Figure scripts
____________________
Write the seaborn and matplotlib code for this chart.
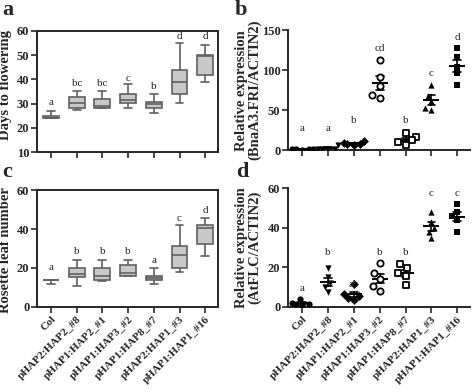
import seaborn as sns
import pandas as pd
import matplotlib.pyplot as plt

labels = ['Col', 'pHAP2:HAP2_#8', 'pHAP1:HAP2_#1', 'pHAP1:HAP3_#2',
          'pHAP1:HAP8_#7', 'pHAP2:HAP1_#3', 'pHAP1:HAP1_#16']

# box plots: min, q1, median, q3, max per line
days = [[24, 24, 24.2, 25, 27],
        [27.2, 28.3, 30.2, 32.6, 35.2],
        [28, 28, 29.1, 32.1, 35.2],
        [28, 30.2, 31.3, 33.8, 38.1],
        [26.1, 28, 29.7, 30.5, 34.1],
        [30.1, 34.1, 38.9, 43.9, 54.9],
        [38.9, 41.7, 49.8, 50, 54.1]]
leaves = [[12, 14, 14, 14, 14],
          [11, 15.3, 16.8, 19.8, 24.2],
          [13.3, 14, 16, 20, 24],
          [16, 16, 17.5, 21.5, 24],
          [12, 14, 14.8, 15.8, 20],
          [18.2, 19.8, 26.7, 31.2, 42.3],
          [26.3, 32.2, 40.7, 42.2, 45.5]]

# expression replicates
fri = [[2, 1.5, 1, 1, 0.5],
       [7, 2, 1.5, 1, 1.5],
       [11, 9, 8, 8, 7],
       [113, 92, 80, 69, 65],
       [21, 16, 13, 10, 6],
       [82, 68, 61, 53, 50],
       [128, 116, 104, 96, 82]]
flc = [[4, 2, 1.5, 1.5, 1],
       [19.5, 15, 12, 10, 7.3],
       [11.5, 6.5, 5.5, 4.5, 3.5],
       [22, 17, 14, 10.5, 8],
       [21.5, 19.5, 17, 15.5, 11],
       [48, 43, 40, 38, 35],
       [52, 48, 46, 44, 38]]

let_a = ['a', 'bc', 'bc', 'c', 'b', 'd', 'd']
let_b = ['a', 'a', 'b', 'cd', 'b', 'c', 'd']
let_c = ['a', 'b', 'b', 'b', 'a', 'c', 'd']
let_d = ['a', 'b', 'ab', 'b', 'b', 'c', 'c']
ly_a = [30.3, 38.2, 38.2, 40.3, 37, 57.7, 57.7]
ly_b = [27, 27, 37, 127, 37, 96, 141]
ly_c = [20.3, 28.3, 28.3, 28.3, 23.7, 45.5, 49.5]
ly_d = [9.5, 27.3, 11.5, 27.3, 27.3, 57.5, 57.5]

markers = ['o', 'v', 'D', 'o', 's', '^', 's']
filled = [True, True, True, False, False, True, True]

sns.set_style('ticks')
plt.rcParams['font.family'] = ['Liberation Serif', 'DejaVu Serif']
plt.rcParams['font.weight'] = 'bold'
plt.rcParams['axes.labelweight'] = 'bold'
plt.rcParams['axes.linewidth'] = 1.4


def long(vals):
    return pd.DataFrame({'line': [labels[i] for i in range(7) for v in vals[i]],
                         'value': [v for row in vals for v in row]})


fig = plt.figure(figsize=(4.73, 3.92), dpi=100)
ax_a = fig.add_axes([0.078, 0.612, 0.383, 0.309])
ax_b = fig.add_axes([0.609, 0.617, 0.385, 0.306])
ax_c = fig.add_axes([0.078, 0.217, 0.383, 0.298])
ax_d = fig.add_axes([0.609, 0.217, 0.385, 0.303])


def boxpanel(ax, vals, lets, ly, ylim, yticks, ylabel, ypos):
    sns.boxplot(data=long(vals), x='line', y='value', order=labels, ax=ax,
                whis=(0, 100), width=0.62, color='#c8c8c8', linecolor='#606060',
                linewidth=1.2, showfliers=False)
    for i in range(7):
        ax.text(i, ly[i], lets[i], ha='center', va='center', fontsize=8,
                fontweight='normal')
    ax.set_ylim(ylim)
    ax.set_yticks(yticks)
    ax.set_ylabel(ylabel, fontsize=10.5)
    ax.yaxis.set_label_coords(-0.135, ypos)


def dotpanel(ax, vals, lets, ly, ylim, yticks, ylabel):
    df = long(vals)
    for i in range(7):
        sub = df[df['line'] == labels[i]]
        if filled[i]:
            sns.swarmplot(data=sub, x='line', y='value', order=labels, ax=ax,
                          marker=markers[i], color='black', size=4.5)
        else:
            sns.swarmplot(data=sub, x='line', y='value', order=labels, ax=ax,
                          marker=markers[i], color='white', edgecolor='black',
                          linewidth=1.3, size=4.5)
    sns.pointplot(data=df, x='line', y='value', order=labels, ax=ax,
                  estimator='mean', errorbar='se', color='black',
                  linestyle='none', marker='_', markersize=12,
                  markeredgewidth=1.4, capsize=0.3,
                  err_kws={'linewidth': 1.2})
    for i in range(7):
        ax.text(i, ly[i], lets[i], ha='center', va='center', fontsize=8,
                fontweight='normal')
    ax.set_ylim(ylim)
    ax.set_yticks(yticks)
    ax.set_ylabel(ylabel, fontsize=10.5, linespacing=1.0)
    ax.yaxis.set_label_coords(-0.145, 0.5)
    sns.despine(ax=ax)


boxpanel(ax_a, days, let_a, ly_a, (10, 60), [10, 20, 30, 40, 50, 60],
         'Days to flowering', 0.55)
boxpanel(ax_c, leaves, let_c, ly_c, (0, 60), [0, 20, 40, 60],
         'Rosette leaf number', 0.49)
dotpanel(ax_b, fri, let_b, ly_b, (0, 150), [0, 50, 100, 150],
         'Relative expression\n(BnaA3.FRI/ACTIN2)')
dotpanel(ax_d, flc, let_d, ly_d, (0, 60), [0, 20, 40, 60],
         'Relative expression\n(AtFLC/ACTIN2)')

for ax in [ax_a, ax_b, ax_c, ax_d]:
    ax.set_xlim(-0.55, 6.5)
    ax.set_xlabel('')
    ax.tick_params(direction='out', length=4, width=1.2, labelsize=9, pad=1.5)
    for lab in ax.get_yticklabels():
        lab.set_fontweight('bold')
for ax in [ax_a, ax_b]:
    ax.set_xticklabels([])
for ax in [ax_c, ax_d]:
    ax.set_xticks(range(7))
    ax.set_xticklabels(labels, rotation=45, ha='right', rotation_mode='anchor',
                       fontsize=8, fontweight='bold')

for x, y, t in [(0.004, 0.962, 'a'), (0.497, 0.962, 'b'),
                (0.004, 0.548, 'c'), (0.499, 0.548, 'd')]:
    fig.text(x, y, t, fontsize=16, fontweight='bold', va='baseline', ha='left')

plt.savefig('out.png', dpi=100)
____________________
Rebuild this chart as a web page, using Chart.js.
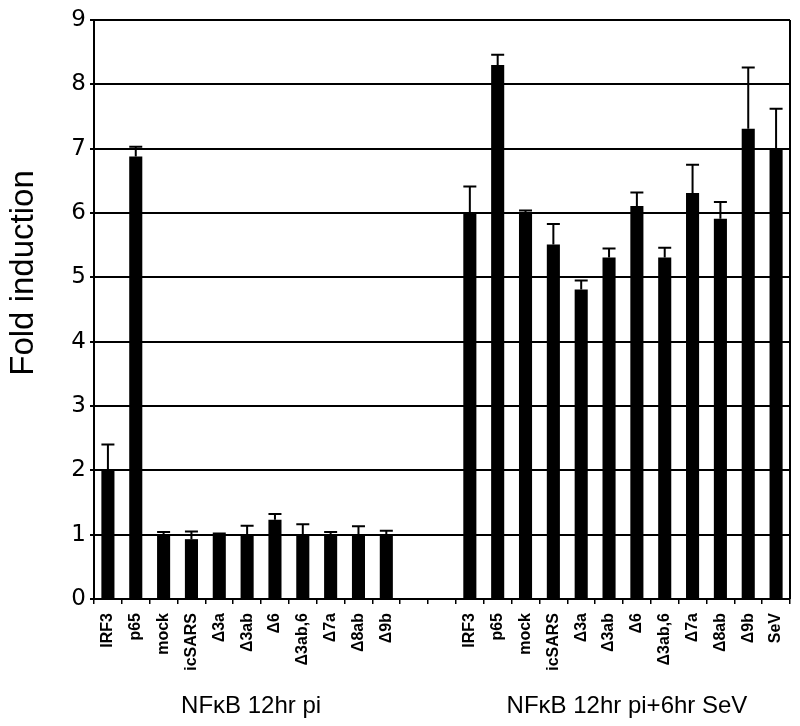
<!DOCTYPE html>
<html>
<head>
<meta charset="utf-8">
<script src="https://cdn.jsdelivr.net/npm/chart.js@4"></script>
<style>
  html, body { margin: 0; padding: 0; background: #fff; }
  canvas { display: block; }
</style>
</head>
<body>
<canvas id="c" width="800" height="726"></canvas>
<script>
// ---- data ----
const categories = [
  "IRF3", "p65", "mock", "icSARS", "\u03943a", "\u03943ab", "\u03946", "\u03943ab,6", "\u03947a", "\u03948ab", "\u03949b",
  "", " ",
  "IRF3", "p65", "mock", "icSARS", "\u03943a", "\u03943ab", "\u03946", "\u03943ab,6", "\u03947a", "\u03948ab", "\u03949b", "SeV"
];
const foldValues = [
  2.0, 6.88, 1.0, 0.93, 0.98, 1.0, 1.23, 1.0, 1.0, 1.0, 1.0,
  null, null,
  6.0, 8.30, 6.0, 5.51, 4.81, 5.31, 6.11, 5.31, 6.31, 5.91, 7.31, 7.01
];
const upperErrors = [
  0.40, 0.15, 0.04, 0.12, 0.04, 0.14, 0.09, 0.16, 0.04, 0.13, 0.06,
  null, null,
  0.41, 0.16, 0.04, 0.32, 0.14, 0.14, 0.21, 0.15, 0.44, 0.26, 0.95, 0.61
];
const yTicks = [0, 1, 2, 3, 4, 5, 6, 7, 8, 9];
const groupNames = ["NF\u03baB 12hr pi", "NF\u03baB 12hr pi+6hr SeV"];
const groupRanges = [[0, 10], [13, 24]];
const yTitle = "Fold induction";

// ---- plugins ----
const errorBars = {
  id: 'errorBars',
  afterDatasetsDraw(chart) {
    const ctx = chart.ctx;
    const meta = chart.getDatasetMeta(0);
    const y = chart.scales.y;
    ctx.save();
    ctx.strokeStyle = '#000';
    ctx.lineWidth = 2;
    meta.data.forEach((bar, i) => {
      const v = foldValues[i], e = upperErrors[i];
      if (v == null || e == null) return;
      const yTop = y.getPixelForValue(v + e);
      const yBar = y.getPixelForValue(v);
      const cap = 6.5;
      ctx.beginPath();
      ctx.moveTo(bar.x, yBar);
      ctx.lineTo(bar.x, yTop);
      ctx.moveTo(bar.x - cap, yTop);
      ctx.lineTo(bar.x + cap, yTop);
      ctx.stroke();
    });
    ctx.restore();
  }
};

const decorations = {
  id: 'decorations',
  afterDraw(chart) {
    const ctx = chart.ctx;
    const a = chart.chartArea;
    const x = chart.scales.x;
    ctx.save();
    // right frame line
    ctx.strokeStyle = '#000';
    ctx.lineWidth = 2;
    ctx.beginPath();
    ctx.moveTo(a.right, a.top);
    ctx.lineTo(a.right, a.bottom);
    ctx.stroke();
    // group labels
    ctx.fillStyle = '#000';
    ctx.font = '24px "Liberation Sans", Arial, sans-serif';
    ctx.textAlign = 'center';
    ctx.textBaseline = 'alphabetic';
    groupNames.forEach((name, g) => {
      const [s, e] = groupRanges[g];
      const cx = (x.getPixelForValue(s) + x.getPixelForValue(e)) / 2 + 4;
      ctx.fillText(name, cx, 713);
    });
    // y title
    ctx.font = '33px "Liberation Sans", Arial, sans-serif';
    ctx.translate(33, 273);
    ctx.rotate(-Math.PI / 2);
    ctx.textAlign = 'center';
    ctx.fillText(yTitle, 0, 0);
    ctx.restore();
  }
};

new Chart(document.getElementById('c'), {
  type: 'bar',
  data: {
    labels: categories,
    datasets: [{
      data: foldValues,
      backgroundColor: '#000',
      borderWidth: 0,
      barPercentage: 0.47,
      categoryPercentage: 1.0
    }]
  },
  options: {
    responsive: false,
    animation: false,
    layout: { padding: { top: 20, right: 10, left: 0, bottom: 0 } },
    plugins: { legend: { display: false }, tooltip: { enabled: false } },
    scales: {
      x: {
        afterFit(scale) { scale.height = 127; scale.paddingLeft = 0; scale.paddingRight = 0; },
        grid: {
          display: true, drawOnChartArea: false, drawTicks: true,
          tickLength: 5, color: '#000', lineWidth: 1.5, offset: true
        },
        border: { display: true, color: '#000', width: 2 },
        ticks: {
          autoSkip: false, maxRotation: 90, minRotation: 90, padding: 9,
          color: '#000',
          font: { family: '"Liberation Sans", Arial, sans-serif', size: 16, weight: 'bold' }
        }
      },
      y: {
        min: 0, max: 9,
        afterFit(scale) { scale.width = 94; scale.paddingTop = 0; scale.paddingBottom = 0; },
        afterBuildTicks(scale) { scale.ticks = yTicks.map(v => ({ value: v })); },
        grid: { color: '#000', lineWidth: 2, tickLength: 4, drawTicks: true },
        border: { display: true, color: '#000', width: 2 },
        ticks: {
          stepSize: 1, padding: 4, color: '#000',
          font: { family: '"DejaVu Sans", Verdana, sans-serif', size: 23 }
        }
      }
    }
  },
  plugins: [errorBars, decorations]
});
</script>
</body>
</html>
____________________
== Instructions to follow ==
Above this task is a listing with pictures in it. Retype only the lines from the one containing "Write the seaborn" through the one containing "plt.rcParams['axes.linewidth'] = 1.4", both included, and not the pictures.

== Exercise output ==
Write the seaborn and matplotlib code for this chart.
import seaborn as sns
import pandas as pd
import matplotlib.pyplot as plt

labels = ['Col', 'pHAP2:HAP2_#8', 'pHAP1:HAP2_#1', 'pHAP1:HAP3_#2',
          'pHAP1:HAP8_#7', 'pHAP2:HAP1_#3', 'pHAP1:HAP1_#16']

# box plots: min, q1, median, q3, max per line
days = [[24, 24, 24.2, 25, 27],
        [27.2, 28.3, 30.2, 32.6, 35.2],
        [28, 28, 29.1, 32.1, 35.2],
        [28, 30.2, 31.3, 33.8, 38.1],
        [26.1, 28, 29.7, 30.5, 34.1],
        [30.1, 34.1, 38.9, 43.9, 54.9],
        [38.9, 41.7, 49.8, 50, 54.1]]
leaves = [[12, 14, 14, 14, 14],
          [11, 15.3, 16.8, 19.8, 24.2],
          [13.3, 14, 16, 20, 24],
          [16, 16, 17.5, 21.5, 24],
          [12, 14, 14.8, 15.8, 20],
          [18.2, 19.8, 26.7, 31.2, 42.3],
          [26.3, 32.2, 40.7, 42.2, 45.5]]

# expression replicates
fri = [[2, 1.5, 1, 1, 0.5],
       [7, 2, 1.5, 1, 1.5],
       [11, 9, 8, 8, 7],
       [113, 92, 80, 69, 65],
       [21, 16, 13, 10, 6],
       [82, 68, 61, 53, 50],
       [128, 116, 104, 96, 82]]
flc = [[4, 2, 1.5, 1.5, 1],
       [19.5, 15, 12, 10, 7.3],
       [11.5, 6.5, 5.5, 4.5, 3.5],
       [22, 17, 14, 10.5, 8],
       [21.5, 19.5, 17, 15.5, 11],
       [48, 43, 40, 38, 35],
       [52, 48, 46, 44, 38]]

let_a = ['a', 'bc', 'bc', 'c', 'b', 'd', 'd']
let_b = ['a', 'a', 'b', 'cd', 'b', 'c', 'd']
let_c = ['a', 'b', 'b', 'b', 'a', 'c', 'd']
let_d = ['a', 'b', 'ab', 'b', 'b', 'c', 'c']
ly_a = [30.3, 38.2, 38.2, 40.3, 37, 57.7, 57.7]
ly_b = [27, 27, 37, 127, 37, 96, 141]
ly_c = [20.3, 28.3, 28.3, 28.3, 23.7, 45.5, 49.5]
ly_d = [9.5, 27.3, 11.5, 27.3, 27.3, 57.5, 57.5]

markers = ['o', 'v', 'D', 'o', 's', '^', 's']
filled = [True, True, True, False, False, True, True]

sns.set_style('ticks')
plt.rcParams['font.family'] = ['Liberation Serif', 'DejaVu Serif']
plt.rcParams['font.weight'] = 'bold'
plt.rcParams['axes.labelweight'] = 'bold'
plt.rcParams['axes.linewidth'] = 1.4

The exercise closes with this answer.